C'est vrai à l'image de ce que je vis aussi au quotidien, par exemple quand je prends le métro, j'ai l'impression que les gens ne se regardent plus, ne communiquent plus, comme si nous étions des numéros. On se bouscule, on ne se dit même plus pardon, on ne se dit plus bonjour. On ressent un manque de communication, l'anonymat, l'enfermement, les gens sont de plus en plus seuls. Et c'est vrai qu'à travers la pièce, j'ai eu envie de développer l'histoire d'un personnage qui ne trouve pas sa place dans un monde réel, et qui a eu envie de rentrer dans un monde virtuel, de se créer son monde à lui. C'est ce qu'on peut retrouver à l'image des personnes qui essaient de communiquer par emails ou par d'autres formes qui existent sur Internet. Finalement les gens ne se voient pas, c'est une communication virtuelle. Et quelque part, ils éprouvent toujours la peur de se rencontrer, parce que, pour exagérer un peu, celui qui est un peu déformé, qui a une bosse là (elle se penche, voûte son dos, et de la main dessine une bosse derrière l'épaule), se dit, "J'ai un bon pote sur le net, mais je n'aimerais pas qu'il me voit, il ne va peut-être pas me kiffer si jamais il me voit en vrai". Donc, il y a toujours ce côté, où ça reste quand même de la communication virtuelle, où les gens sont seuls. Et j'ai eu envie d'en parler.
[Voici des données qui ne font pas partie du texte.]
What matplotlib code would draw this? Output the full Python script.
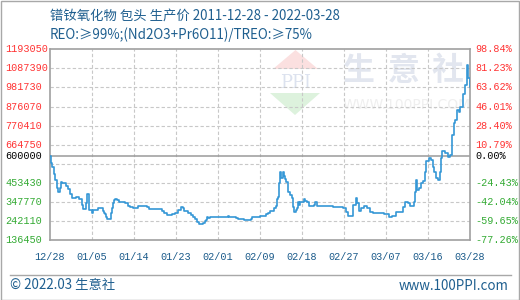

Mais, quelque part, mon histoire se termine "bien" entre parenthèses, parce que face à leur monde, ils finissent par se libérer, par être à visage découvert et se dire qu'ils sont libérés d'un enfermement. Ce personnage finit par se retrouver avec d'autres gens comme lui. Pendant, le spectacle, on ressent ce besoin de communiquer, cet enfermement, et puis tout d'un coup, hop, à visage découvert, et non, finalement on est seul, et à la fin ils se retrouvent.